Two Hong Kong-based investment banks conducted illegal short sales worth a combined 56 billion won ($41.3 million), the FSS said on Oct. 15. It is the first time that the financial watchdog has confirmed global IBs’ intentional illegal short selling; most of the previous cases were hedge funds' mistakes, the FSS said.
Although the watchdog agency did not disclose the names of the two IBs, The Korea Economic Daily has learned that the banks are HSBC and BNP Paribas.
INTENTIONAL NAKED SHORT SALES
The FSS said one IB ordered 40 billion won in naked short selling of 101 listed stocks in Korea, including shares of mobile platform giant Kakao Corp., between September 2021 and May 2022. That bank is BNP Paribas, banking sources said.
Naked short selling, a practice that short-sells stocks without first making borrowing arrangements, is unlawful in Korea.
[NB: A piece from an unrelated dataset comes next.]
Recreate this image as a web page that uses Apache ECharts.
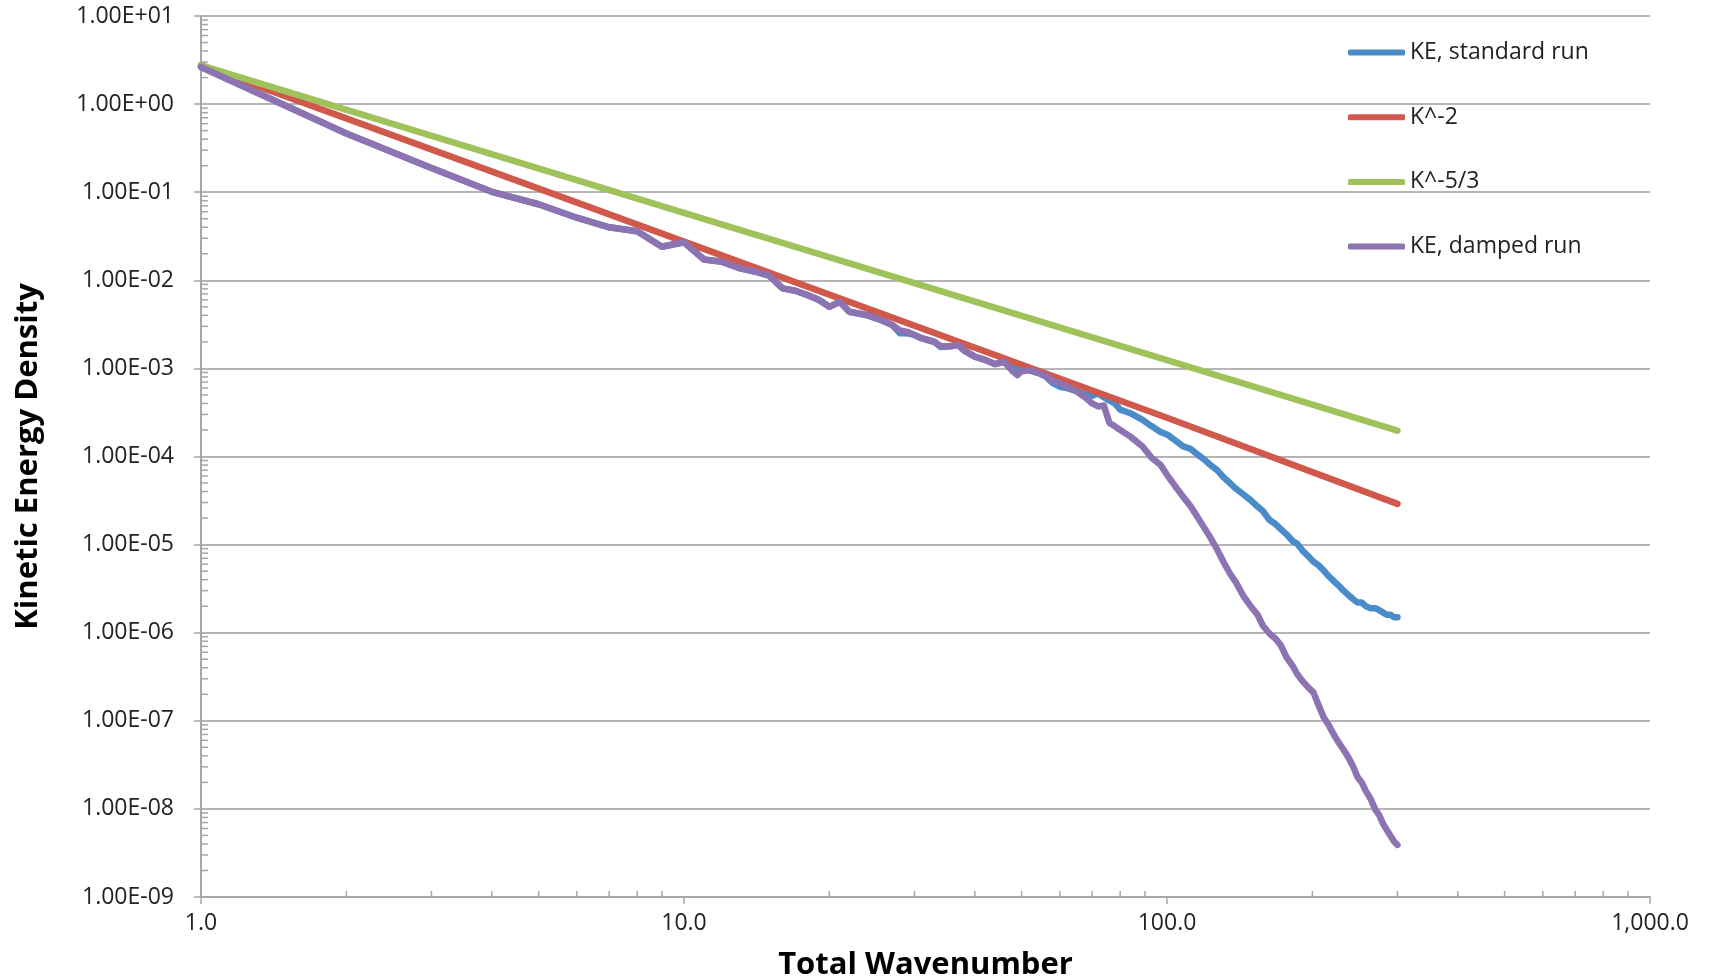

The financial watchdog saw the number of such illegal cases increase from 14 in 2021 and 28 in 2022 to 30 during the January-September period of this year.
Global IBs can make short-sale orders of Korean stocks when providing prime brokerage services to overseas institutional investors. BNP Paribas was found to have ordered short sales for its foreign investor clients, based on double counting of borrowed securities.
The day after the trade, the bank made it aware that the borrowed stocks were insufficient for settlement. But it did not take appropriate action at the time and postponed borrowing.
Another IB also ordered 16 billion won worth of short sales from August to December 2021. It ordered sales of nine companies' stocks, including Hotel Shilla, the FSS said. That bank is HSBC, according to banking sources.
HSBC is understood to have made the short-sale orders based on the number of shares that could be borrowed in the future, not the number that had been confirmed for borrowing.